Under certain collaborative arrangements, the Company is entitled to reimbursement of certain R&D expense. Activities under collaborative arrangements for which the Company is entitled to reimbursement are considered to be collaborative activities under the scope of ASC 808. For these units of account, the Company does not analogize to ASC 606 or recognize revenue. Rather, the Company analogizes to the guidance in ASC 730, which requires that reimbursements from counterparties be recognized as an offset to the related costs. In accordance with ASC 730, the Company records reimbursement payments received from collaboration partners as reductions to R&D expense.
Massachusetts Institute of Technology
On December 13, 2019, the Company entered into the Fourth Amendment (the MIT Amendment) to the Exclusive Patent License Agreement by and between the Company and the Massachusetts Institute of Technology (MIT) (the MIT Agreement). Pursuant to the MIT Amendment, a provision of the MIT Agreement under which the Company was obligated to initiate a Phase 3 clinical trial for a licensed product by a specified date in the fourth quarter of 2019 is tolled until the earlier of (i) a specified date in the second quarter of 2020 or (ii) the effective date of a written amendment to the MIT Agreement. Further, pursuant to the MIT Amendment, the parties agreed to negotiate in good faith to enter into a future amendment to the MIT Agreement after the Company provides MIT with an amended diligence plan. The parties have negotiated in good faith, which has included discussing an amended diligence plan, and the Company expects to enter into a new amendment to the MIT agreement.
On November 25, 2008, the Company entered into an Exclusive Patent License agreement with MIT, which is referred to as the Exclusive Patent License. The Company received an exclusive royalty‑bearing license to utilize patents held by MIT in exchange for upfront consideration and annual license maintenance fees. Such fees are expensed as incurred and have not been material to any period presented.
As of March 31, 2020, and in connection with the execution of the Spark License Agreement, the Company has made contractual payments pursuant to the Exclusive Patent License totaling $2.2 million for the sublicense granted to Spark, and $0.4 million relative to the calculated premium paid by Spark for the equity investments made under the Spark Purchase Agreement. The Company made no additional payments during the three months ended March 31, 2020.

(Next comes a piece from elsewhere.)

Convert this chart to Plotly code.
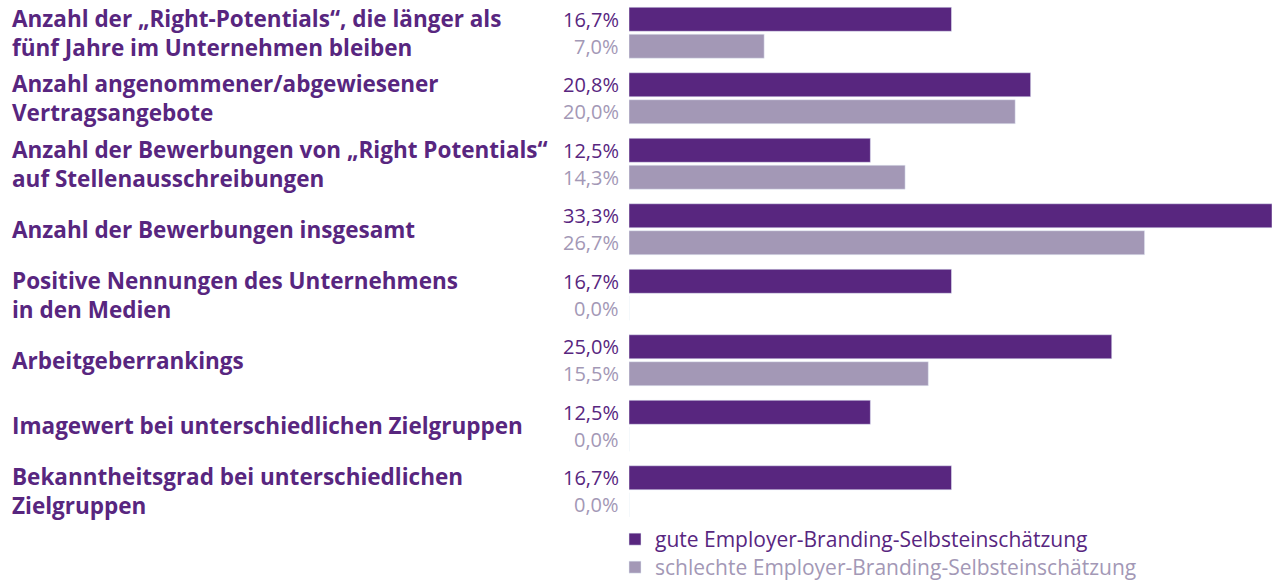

Shenyang Sunshine Pharmaceutical Co., Ltd
In May 2014, the Company entered into a license agreement with Shenyang Sunshine Pharmaceutical Co., Ltd. (“3SBio”), which is referred to as the 3SBio License. The Company has paid to 3SBio an aggregate of $3.0 million in upfront and milestone-based payments under the 3SBio License as of March 31, 2020. The Company is required to make future payments to 3SBio contingent upon the occurrence of events related to the achievement of clinical and regulatory approval milestones of up to an aggregate of $21.0 million for products containing our ImmTOR platform, and up to an aggregate of $41.5 million for products without our ImmTOR platform.